Rabu, Maret 04, 2009

Baudrillard dan Iklan Politik


Oleh A Qorib Hidayatullah

Pengamat politik dan komunikasi yang lagi giat-giatnya beradu analisis di ambang pelaksanaan pemilihan legislatif maupun pilpres 2009 ini, patut tak melupakan kekuatan yang bermuasal dari iklan politik media.

Kendati tampak baru, iklan politik menjadi peranti melambungkan pengaruh popularitas yang tergolong praktis. Di tengah-tengah ditengarainya masyarakat melek media, di mana Mc Luhan menesiskan global village (desa global,--sebuah hamparan ruang masyarakat yang gampang dimasuki segala informasi) sebagai penggambaran keadaan itu. Sehingga, “desa” kami kini sudah tak ada sekat lagi. Yang ada hanya berhamburannya teks-teks kepentingan yang ditunggangi penguasa. Bahkan, bisa-bisa teks tersebut senantiasa represif hingga menekan kami.
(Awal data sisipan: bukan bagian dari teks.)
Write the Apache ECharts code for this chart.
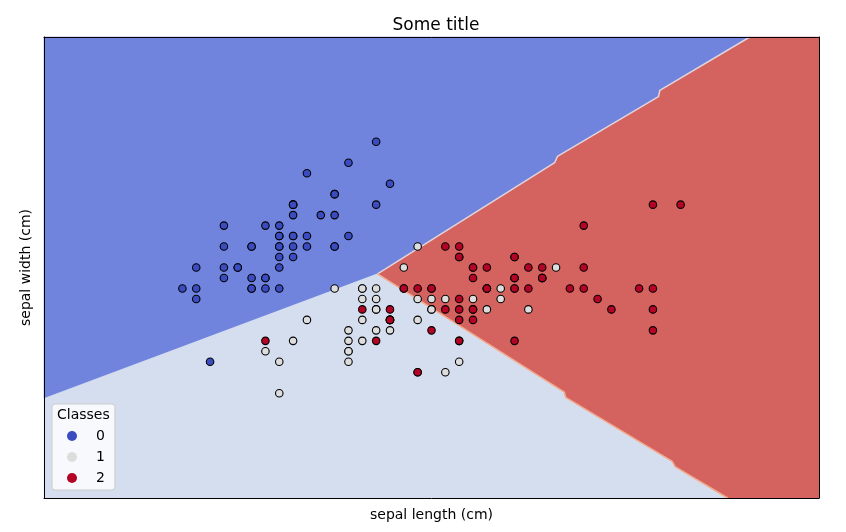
<!DOCTYPE html>
<html>
<head>
<meta charset="utf-8">
<script src="https://cdn.jsdelivr.net/npm/echarts@6/dist/echarts.min.js"></script>
<style>
    html, body { margin: 0; padding: 0; background: #fff; }
    #chart { width: 846px; height: 532px; }
</style>
</head>
<body>
<div id="chart"></div>
<script>
    // iris, first two features (sepal length, sepal width)
    var class0 = [
        [5.1,3.5],[4.9,3.0],[4.7,3.2],[4.6,3.1],[5.0,3.6],[5.4,3.9],[4.6,3.4],[5.0,3.4],[4.4,2.9],[4.9,3.1],
        [5.4,3.7],[4.8,3.4],[4.8,3.0],[4.3,3.0],[5.8,4.0],[5.7,4.4],[5.4,3.9],[5.1,3.5],[5.7,3.8],[5.1,3.8],
        [5.4,3.4],[5.1,3.7],[4.6,3.6],[5.1,3.3],[4.8,3.4],[5.0,3.0],[5.0,3.4],[5.2,3.5],[5.2,3.4],[4.7,3.2],
        [4.8,3.1],[5.4,3.4],[5.2,4.1],[5.5,4.2],[4.9,3.1],[5.0,3.2],[5.5,3.5],[4.9,3.6],[4.4,3.0],[5.1,3.4],
        [5.0,3.5],[4.5,2.3],[4.4,3.2],[5.0,3.5],[5.1,3.8],[4.8,3.0],[5.1,3.8],[4.6,3.2],[5.3,3.7],[5.0,3.3]
    ];
    var class1 = [
        [7.0,3.2],[6.4,3.2],[6.9,3.1],[5.5,2.3],[6.5,2.8],[5.7,2.8],[6.3,3.3],[4.9,2.4],[6.6,2.9],[5.2,2.7],
        [5.0,2.0],[5.9,3.0],[6.0,2.2],[6.1,2.9],[5.6,2.9],[6.7,3.1],[5.6,3.0],[5.8,2.7],[6.2,2.2],[5.6,2.5],
        [5.9,3.2],[6.1,2.8],[6.3,2.5],[6.1,2.8],[6.4,2.9],[6.6,3.0],[6.8,2.8],[6.7,3.0],[6.0,2.9],[5.7,2.6],
        [5.5,2.4],[5.5,2.4],[5.8,2.7],[6.0,2.7],[5.4,3.0],[6.0,3.4],[6.7,3.1],[6.3,2.3],[5.6,3.0],[5.5,2.5],
        [5.5,2.6],[6.1,3.0],[5.8,2.6],[5.0,2.3],[5.6,2.7],[5.7,3.0],[5.7,2.9],[6.2,2.9],[5.1,2.5],[5.7,2.8]
    ];
    var class2 = [
        [6.3,3.3],[5.8,2.7],[7.1,3.0],[6.3,2.9],[6.5,3.0],[7.6,3.0],[4.9,2.5],[7.3,2.9],[6.7,2.5],[7.2,3.6],
        [6.5,3.2],[6.4,2.7],[6.8,3.0],[5.7,2.5],[5.8,2.8],[6.4,3.2],[6.5,3.0],[7.7,3.8],[7.7,2.6],[6.0,2.2],
        [6.9,3.2],[5.6,2.8],[7.7,2.8],[6.3,2.7],[6.7,3.3],[7.2,3.2],[6.2,2.8],[6.1,3.0],[6.4,2.8],[7.2,3.0],
        [7.4,2.8],[7.9,3.8],[6.4,2.8],[6.3,2.8],[6.1,2.6],[7.7,3.0],[6.3,3.4],[6.4,3.1],[6.0,3.0],[6.9,3.1],
        [6.7,3.1],[6.9,3.1],[5.8,2.7],[6.8,3.2],[6.7,3.3],[6.7,3.0],[6.3,2.5],[6.5,3.0],[6.2,3.4],[5.9,3.0]
    ];

    var classNames = ['0', '1', '2'];
    var xRange = [3.3, 8.9];
    var yRange = [1.0, 5.4];

    // decision regions
    var region0 = [[3.3,5.4],[8.40,5.4],[7.75,4.89],[7.74,4.83],[7.01,4.26],[6.99,4.20],[5.71,3.14],[3.3,1.95]];
    var region1 = [[3.3,1.95],[5.71,3.14],[7.06,2.01],[7.07,1.96],[7.84,1.35],[7.86,1.30],[8.24,1.0],[3.3,1.0]];
    var region2 = [[8.40,5.4],[8.9,5.4],[8.9,1.0],[8.24,1.0],[7.86,1.30],[7.84,1.35],[7.07,1.96],[7.06,2.01],
                   [5.71,3.14],[6.99,4.20],[7.01,4.26],[7.74,4.83],[7.75,4.89]];
    var edge02 = [[5.71,3.14],[6.99,4.20],[7.01,4.26],[7.74,4.83],[7.75,4.89],[8.40,5.4]];
    var edge12 = [[5.71,3.14],[7.06,2.01],[7.07,1.96],[7.84,1.35],[7.86,1.30],[8.24,1.0]];

    var regions = [region0, region1, region2];
    var regionColors = ['#7084dd', '#d5deef', '#d4625e'];
    var pointColors = ['#3b4cc0', '#dddddd', '#b40426'];

    var chart = echarts.init(document.getElementById('chart'), null, { renderer: 'canvas' });

    function hiddenAxis(pos, range, extra) {
        var ax = {
            type: 'value',
            position: pos,
            min: range[0],
            max: range[1],
            z: 10,
            axisLine: { show: true, onZero: false, lineStyle: { color: '#000', width: 1 } },
            axisTick: { show: false },
            axisLabel: { show: false },
            splitLine: { show: false }
        };
        return Object.assign(ax, extra || {});
    }

    var series = [{
        type: 'custom',
        silent: true,
        z: 1,
        data: [0, 1, 2],
        renderItem: function (params, api) {
            var pts = regions[params.dataIndex].map(function (p) { return api.coord(p); });
            return {
                type: 'polygon',
                shape: { points: pts },
                style: { fill: regionColors[params.dataIndex], stroke: regionColors[params.dataIndex], lineWidth: 0.5 }
            };
        }
    }, {
        type: 'line',
        silent: true,
        z: 2,
        data: edge02,
        symbol: 'none',
        lineStyle: { color: '#e0d4de', width: 1.5 }
    }, {
        type: 'line',
        silent: true,
        z: 2,
        data: edge12,
        symbol: 'none',
        lineStyle: { color: '#f4ab8e', width: 1.5 }
    }];

    [class0, class1, class2].forEach(function (pts, i) {
        series.push({
            name: classNames[i],
            type: 'scatter',
            z: 3,
            data: pts,
            symbol: 'circle',
            symbolSize: 7.5,
            itemStyle: { color: pointColors[i], borderColor: '#000', borderWidth: 1.1, opacity: 1 }
        });
    });

    chart.setOption({
        animation: false,
        textStyle: { fontFamily: 'DejaVu Sans' },
        title: {
            text: 'Some title',
            left: 431,
            top: 12,
            textAlign: 'center',
            textStyle: { fontSize: 17, fontWeight: 'normal', color: '#000', fontFamily: 'DejaVu Sans' }
        },
        grid: { left: 44, right: 27, top: 37, bottom: 34 },
        xAxis: [
            hiddenAxis('bottom', xRange, {
                name: 'sepal length (cm)',
                nameLocation: 'middle',
                nameGap: 10,
                nameTextStyle: { fontSize: 14, color: '#000', fontFamily: 'DejaVu Sans' }
            }),
            hiddenAxis('top', xRange)
        ],
        yAxis: [
            hiddenAxis('left', yRange, {
                name: 'sepal width (cm)',
                nameLocation: 'middle',
                nameGap: 11,
                nameTextStyle: { fontSize: 14, color: '#000', fontFamily: 'DejaVu Sans' }
            }),
            hiddenAxis('right', yRange)
        ],
        legend: {
            data: classNames,
            orient: 'vertical',
            left: 52,
            bottom: 42,
            padding: [25, 10, 5, 15],
            itemWidth: 10,
            itemHeight: 10,
            itemGap: 7,
            icon: 'circle',
            backgroundColor: 'rgba(255,255,255,0.8)',
            borderColor: '#cccccc',
            borderWidth: 1,
            borderRadius: 3,
            itemStyle: { borderWidth: 0 },
            textStyle: { fontSize: 14, color: '#000', padding: [0, 0, 0, 14], fontFamily: 'DejaVu Sans' }
        },
        graphic: [{
            type: 'text',
            left: 57,
            top: 408,
            z: 100,
            style: { text: 'Classes', fontSize: 14, fill: '#000', fontFamily: 'DejaVu Sans' }
        }],
        series: series
    });
</script>
</body>
</html>
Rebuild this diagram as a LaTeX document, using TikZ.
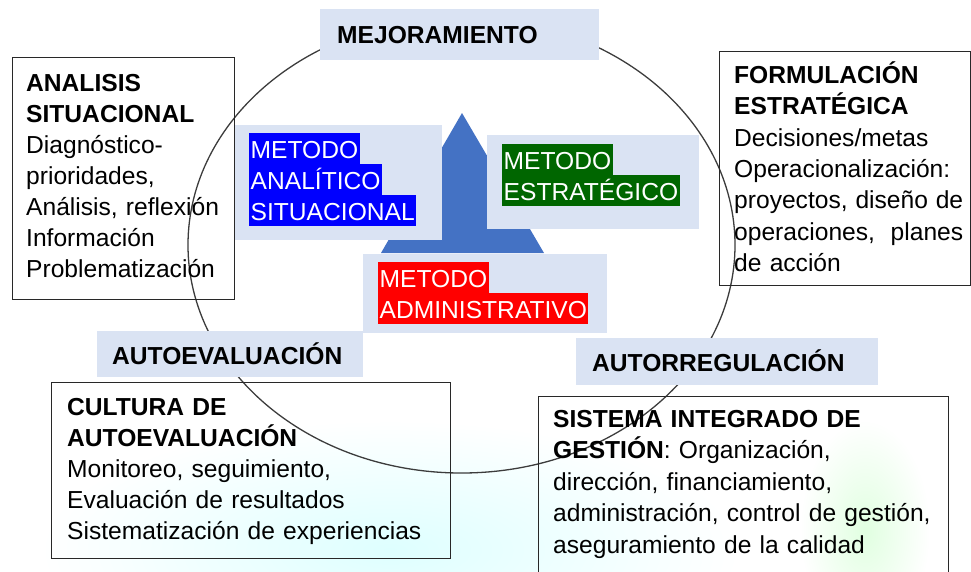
\documentclass[tikz,border=0pt]{standalone}
\usepackage{fontspec}
\setmainfont{Liberation Sans}
\definecolor{lightbox}{RGB}{218,227,243}
\definecolor{triblue}{RGB}{68,114,196}
\definecolor{hlgreen}{RGB}{0,102,0}
\definecolor{hlblue}{RGB}{0,0,255}
\definecolor{hlred}{RGB}{255,0,0}
\definecolor{edgec}{RGB}{40,40,40}
\definecolor{ringc}{RGB}{60,60,60}
\newcommand\firststrut{\rule{0pt}{24pt}}
\newcommand\hlstrut{\rule[-6pt]{0pt}{31pt}}
\newcommand\spreadline[1]{\leavevmode\hbox to 229pt{#1}}
\newcommand\bodyfont[1]{\fontsize{24.6}{#1}\selectfont}
\tikzset{
  lbox/.style={fill=lightbox, draw=none, inner sep=0pt, anchor=north west},
  tbox/.style={draw=edgec, line width=1.4pt, inner sep=0pt, anchor=north west},
  ttl/.style={font=\bodyfont{31}\bfseries, anchor=base west, inner sep=0pt},
  body/.style={anchor=north west, inner sep=0pt, align=left},
  hl/.style={anchor=north west, inner xsep=1.5pt, inner ysep=0pt, text=white, font=\bodyfont{31}},
  ring/.style={draw=ringc, line width=1.3pt}
}
\begin{document}
\begin{tikzpicture}[x=1pt,y=-1pt]
\useasboundingbox (0,0) rectangle (971,571);
\clip (0,0) rectangle (971,571);
% faint background
\shade[inner color=cyan!13, outer color=white] (390,550) ellipse [x radius=350pt, y radius=130pt];
\shade[inner color=green!12!white, outer color=white] (865,530) ellipse [x radius=65pt, y radius=110pt];
% blue triangle
\fill[triblue] (462,113) -- (544,253) -- (381,253) -- cycle;
% ring
\draw[ring] (461.5,245) ellipse [x radius=273.5pt, y radius=228pt];
% light boxes
\node[lbox, minimum width=279pt, minimum height=51pt] (mej) at (320,9) {};
\node[lbox, minimum width=266pt, minimum height=46pt] (ae) at (97,331) {};
\node[lbox, minimum width=302pt, minimum height=47pt] (ar) at (576,338) {};
\node[lbox, minimum width=207pt, minimum height=115pt] (ma) at (235,125) {};
\node[lbox, minimum width=212pt, minimum height=94pt] (me) at (487,135) {};
\node[lbox, minimum width=244pt, minimum height=79pt] (mad) at (363,254) {};
% outlined boxes
\node[tbox, minimum width=222pt, minimum height=242pt] (asbox) at (12,57) {};
\node[tbox, minimum width=251pt, minimum height=234pt] (febox) at (719,51) {};
\node[tbox, minimum width=399pt, minimum height=176pt] (cabox) at (51,382) {};
\node[tbox, minimum width=410pt, minimum height=200pt] (sibox) at (538,396) {};
% titles in light boxes
\node[ttl] (mejt) at (337,43) {MEJORAMIENTO};
\node[ttl] (aet) at (112,364) {AUTOEVALUACIÓN};
\node[ttl] (art) at (592,371) {AUTORREGULACIÓN};
% highlighted method labels
\node[hl, fill=hlblue] (ma1) at (249,133) {\hlstrut METODO};
\node[hl, fill=hlblue] (ma2) at (249,164) {\hlstrut ANALÍTICO};
\node[hl, fill=hlblue] (ma3) at (249,195) {\hlstrut SITUACIONAL};
\node[hl, fill=hlgreen] (me1) at (502,144) {\hlstrut METODO};
\node[hl, fill=hlgreen] (me2) at (502,175) {\hlstrut ESTRATÉGICO};
\node[hl, fill=hlred] (mad1) at (378,262) {\hlstrut METODO};
\node[hl, fill=hlred] (mad2) at (378,293) {\hlstrut ADMINISTRATIVO};
% box texts
\node[body, text width=205pt, font=\bodyfont{31}] (ast) at (26,67)
  {\firststrut\textbf{ANALISIS}\\ \textbf{SITUACIONAL}\\ Diagnóstico-\\ prioridades,\\ Análisis, reflexión\\ Información\\ Problematización};
\node[body, text width=232pt, font=\bodyfont{31.4}] (fet) at (734,59)
  {\firststrut\textbf{FORMULACIÓN}\\ \textbf{ESTRATÉGICA}\\ Decisiones/metas\\ Operacionalización:\\ \spreadline{proyectos,\hfill diseño\hfill de}\\ \spreadline{operaciones,\hfill planes}\\ de acción};
\node[body, text width=380pt, font=\bodyfont{31}] (cat) at (67,391)
  {\firststrut\textbf{CULTURA DE}\\ \textbf{AUTOEVALUACIÓN}\\ Monitoreo, seguimiento,\\ Evaluación de resultados\\ Sistematización de experiencias};
\node[body, text width=392pt, font=\bodyfont{31.5}] (sit) at (553,403)
  {\firststrut\textbf{SISTEMA INTEGRADO DE}\\ \textbf{GESTIÓN}: Organización,\\ dirección, financiamiento,\\ administración, control de gestión,\\ aseguramiento de la calidad};
\end{tikzpicture}
\end{document}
Ya, kami hanya bisa bergumam saja, bukan?.

Kendati media di sisi lain telah berjasa besar bagi kemajuan suatu bangsa, media pun tak luput dari dosa yang niscaya diembannya. Misalnya, dalam buku Menembus Fakta (2009) besutan Panda Nababan telah gamblang membeberkan serentetan dosa-dosa media, termasuk dosa para elite redaksi. Media, pada titik itu tak lagi tunggal menjadi penyampai informasi melulu, tapi pula intervensi kebijakan urgen penguasa yang mempertaruhkan nasib rakyat.

Media dan Iklan Politik
Sebagai langgam baru di jagad perpolitikan, iklan yang kemudian mewujud “iklan politik” kali ini telah gesit merangkak sebagai industri. Kalau boleh disebut hal ini bisa jadi varian baru dari industri media. Kronik yang melansir iklan politik media sangat gampang sekali kita temukan. Bahkan di tiap jeda beberapa detik saja, sajian iklan politik sudah menjejali mata kita lagi. Sungguh tak salah bila iklan politik ditabalkan sebagai industri media.

Begitulah permainan manusia modern dalam merayakan proyek modernisme absurd. Sehingga filsuf Jean Baudrillard menganggitkan adanya Galaksi Simulakra (2001). Realitas patut dicurigai. Kebenaran layak ditertawakan. Karena semuanya, lagi-lagi kata Jean Baudrillard, ialah simulasi palsu. Sehingga hamburan realitas palsu itu patut dicurigai dan ditertawakan.

Kaitannya dengan iklan politik yang diecer oleh para kandidat yang asyik-masyuk bertanding dipemilihan legislatif maupun presiden 2009 ialah kepatutan selektif rakyat mengenyam iklan janji-janji yang digulirkan. Beragam iklan janji politik yang ditampilkan, mulai dari harga sembako murah hingga biaya pendidikan gratis. Sangat menggirkan bukan?

Sehingga, kontestasi politik kali ini adalah mempertaruhkan seberapa kreatif-cerdik para kandidat —yang menggunakan jasa iklan politik sebagai alat pengaruh— guna mempermainkan opini publik. Dan rakyat pun sebagai komunitas pemilih dituntut cerdas memilih para kandidat yang akan mengusung suara kerakyatan dipentas legislatif dan eksekuti nantinya.

Sejatinya, iklan politik tak lepas dari peran ganda media sebagai penyalur informasi dan independensi. Media diharap mampu menetralisir permainan iklan politik yang bisa berpotensi membodohkan rakyat. Rakyat di sini sudah saatnya tak mudah memilih pemimpin (legislative maupun eksekutif) secara serampangan. Rakyat kudu tak gampang terbuai janji-janji kosong pera kandidat yang menunggagi iklan politik. Sehingga, petuah Jean Baudrillad adalah bagaimana rakyat bisa keluar dari kesadaran palsunya yang tersimulasi oleh iklan politik.